JACKSON HOLE, WYOMING: Cleveland Federal Reserve president Loretta Mester said on Saturday that she sees "big downside risk" from rising trade uncertainty and will be watching how businesses and consumers react ahead of the US central bank's next policy meeting.

Ms Mester, who opposed the Fed's interest rate cut last month, spoke a day after the US-China trade war escalated sharply, with Beijing and Washington slapping additional tariffs on each other's goods and US President Donald Trump calling on US companies to exit China.

Whether trade and other policy moves will knock a US economy chugging along at an expected 2 per cent annual growth rate remains to be seen, Ms Mester said on the sidelines of the Fed's annual central banking conference in Jackson Hole, Wyoming.

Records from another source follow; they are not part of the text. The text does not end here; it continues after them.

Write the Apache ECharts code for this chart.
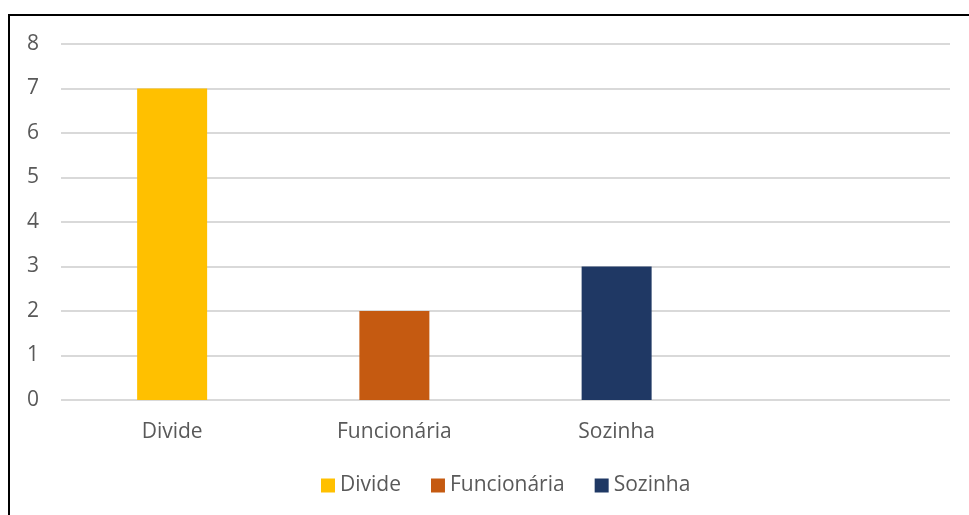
<!DOCTYPE html>
<html>
<head>
<meta charset="utf-8">
<script src="https://cdn.jsdelivr.net/npm/echarts@6/dist/echarts.min.js"></script>
<style>
  html, body { margin: 0; padding: 0; background: #fff; }
  #chart { width: 969px; height: 515px; }
</style>
</head>
<body>
<div id="chart"></div>
<script>
// categories (the 4th slot is empty in the original chart)
const categories = ["Divide", "Funcionária", "Sozinha", ""];
const seriesNames = ["Divide", "Funcionária", "Sozinha"];
const divideValues = [7, null, null, null];
const funcionariaValues = [null, 2, null, null];
const sozinhaValues = [null, null, 3, null];
const colors = ["#FFC000", "#C55A11", "#1F3864"];

const chart = echarts.init(document.getElementById("chart"));
const font = "'Open Sans', 'Noto Sans', sans-serif";

const seriesData = [divideValues, funcionariaValues, sozinhaValues];

const option = {
  animation: false,
  textStyle: { fontFamily: font },
  graphic: [
    {
      type: "rect",
      shape: { x: 9, y: 15, width: 1000, height: 560 },
      style: { fill: "none", stroke: "#000", lineWidth: 2 },
      silent: true,
    },
  ],
  grid: { left: 61, right: 19, top: 44, bottom: 115 },
  legend: {
    bottom: 14,
    left: 316,
    itemWidth: 14,
    itemHeight: 14,
    itemGap: 30,
    icon: "rect",
    textStyle: { color: "#595959", fontSize: 21, fontFamily: font },
    data: seriesNames,
  },
  xAxis: {
    type: "category",
    data: categories,
    axisLine: { show: false },
    axisTick: { show: false },
    axisLabel: { color: "#595959", fontSize: 21, margin: 22, fontFamily: font },
  },
  yAxis: {
    type: "value",
    min: 0,
    max: 8,
    interval: 1,
    axisLine: { show: false },
    axisTick: { show: false },
    axisLabel: { color: "#595959", fontSize: 21, margin: 22, fontFamily: font },
    splitLine: { lineStyle: { color: "#d9d9d9", width: 2 } },
  },
  series: seriesNames.map((name, i) => ({
    name: name,
    type: "bar",
    stack: "total",
    barWidth: 70,
    data: seriesData[i],
    itemStyle: { color: colors[i] },
  })),
};

chart.setOption(option);
</script>
</body>
</html>
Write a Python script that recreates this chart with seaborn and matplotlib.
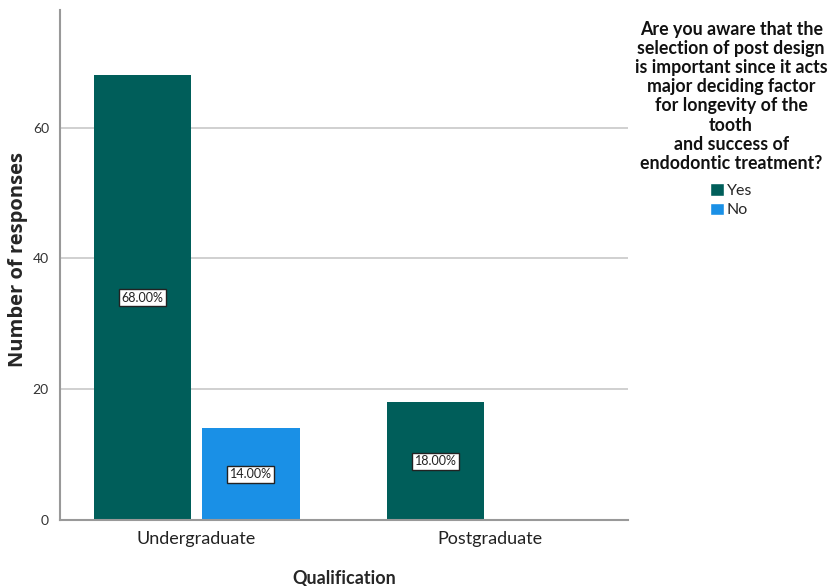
import matplotlib
matplotlib.use("Agg")
import matplotlib.pyplot as plt
import seaborn as sns
import pandas as pd
from matplotlib.patches import Patch

qualifications = ["Undergraduate", "Undergraduate", "Postgraduate", "Postgraduate"]
answers = ["Yes", "No", "Yes", "No"]
responses = [68, 14, 18, 0]
percent_labels = ["68.00%", "14.00%", "18.00%", ""]

colors = {"Yes": "#005e5a", "No": "#1a90e6"}

df = pd.DataFrame({"Qualification": qualifications, "Answer": answers,
                   "Responses": responses, "Label": percent_labels})

sns.set_theme(style="white")
plt.rcParams["font.family"] = ["Lato", "DejaVu Sans"]

fig = plt.figure(figsize=(8.29, 5.86), dpi=100)
ax = fig.add_axes([0.0724, 0.1126, 0.6851, 0.8704])

sns.barplot(data=df, x="Qualification", y="Responses", hue="Answer",
            order=["Undergraduate", "Postgraduate"], hue_order=["Yes", "No"],
            palette=colors, saturation=1, width=0.74, gap=0.1, legend=False,
            ax=ax, edgecolor="none", linewidth=0)

# Grid lines behind bars
for v in [20, 40, 60]:
    ax.axhline(v, color="#c8c8c8", lw=1.2, zorder=0)
ax.set_axisbelow(True)

ax.set_ylim(0, 78)
ax.set_xlim(-0.466, 1.472)
ax.set_yticks([0, 20, 40, 60])
ax.tick_params(axis="y", length=0, labelsize=10, labelcolor="#333333", pad=8)
ax.tick_params(axis="x", length=0, labelsize=13, labelcolor="#222222", pad=8)

for side in ["top", "right"]:
    ax.spines[side].set_visible(False)
for side in ["left", "bottom"]:
    ax.spines[side].set_color("#999999")
    ax.spines[side].set_linewidth(1.5)

ax.set_xlabel("Qualification", fontsize=13, fontweight="bold", labelpad=16)
ax.set_ylabel("Number of responses", fontsize=14.5, fontweight="bold",
              family=["Open Sans", "DejaVu Sans"])
ax.yaxis.set_label_coords(-0.057, 0.51)

# Percent labels at the middle of each bar
lookup = {(q, a): lab for q, a, lab in zip(qualifications, answers, percent_labels)}
cats = ["Undergraduate", "Postgraduate"]
for container, ans in zip(ax.containers, ["Yes", "No"]):
    for bar, cat in zip(container, cats):
        lab = lookup[(cat, ans)]
        h = bar.get_height()
        if not lab or h <= 0:
            continue
        ax.text(bar.get_x() + bar.get_width() / 2, h / 2, lab,
                ha="center", va="center", fontsize=9, color="#222222",
                bbox=dict(boxstyle="square,pad=0.2", fc="white", ec="#222222", lw=1))

# Legend title block and entries
title = ("Are you aware that the\nselection of post design\nis important since it acts\n"
         "major deciding factor\nfor longevity of the\ntooth\nand success of\n"
         "endodontic treatment?")
fig.text(0.882, 0.965, title, ha="center", va="top", multialignment="center",
         fontsize=12.8, fontweight="bold", color="#111111", linespacing=1.16)

handles = [Patch(facecolor=colors["Yes"], label="Yes"),
           Patch(facecolor=colors["No"], label="No")]
fig.legend(handles=handles, loc="upper center", bbox_to_anchor=(0.882, 0.688),
           frameon=False, fontsize=11.5, handlelength=0.85, handleheight=0.85,
           handletextpad=0.2, labelspacing=0.3, borderaxespad=0, borderpad=0)

fig.savefig("out.png", dpi=100)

Ms Mester said she and her team of economists at the Cleveland Fed are still formulating their forecasts ahead of the central bank's Sept 17 to 18 meeting, at which it is widely expected to reduce borrowing costs for the second time this year.

"You want to be very cognisant of the fact that we are already at neutral, unless the economy takes a turn for the worse," Ms Mester said, referring to the neutral rate of interest that neither brakes nor boosts a healthy economy.

She added that "the more this trade war escalation happens, the more weight you have to put on that other (weak growth) scenario".

If there is a lot of uncertainty, particularly from trade, "a natural inclination for business or the consumer is, 'I've got to like, pause'", she said. "I think that is a big downside risk here."

On Friday, Fed chair Jerome Powell cited the trade uncertainty in a keynote speech to the conference in which he reiterated his promise that the Fed would "act as appropriate" to keep the economy growing, with unemployment low and inflation near the central bank's 2 per cent annual target.

He did not tip his hand on whether he thought rate cuts at the Fed's next policy meetings would be appropriate, as financial markets are betting.

Ms Mester said she would be "open-minded" on the rate-cut debate, focusing on "economic and financial market reconnaissance" including a close look at what business contacts are saying and doing.

"We have three weeks: We are going to gather more data, we are going to look at what the economy is," she said, adding that she will be focused on whether declines in business sentiment are translating into real actions that slow the economy.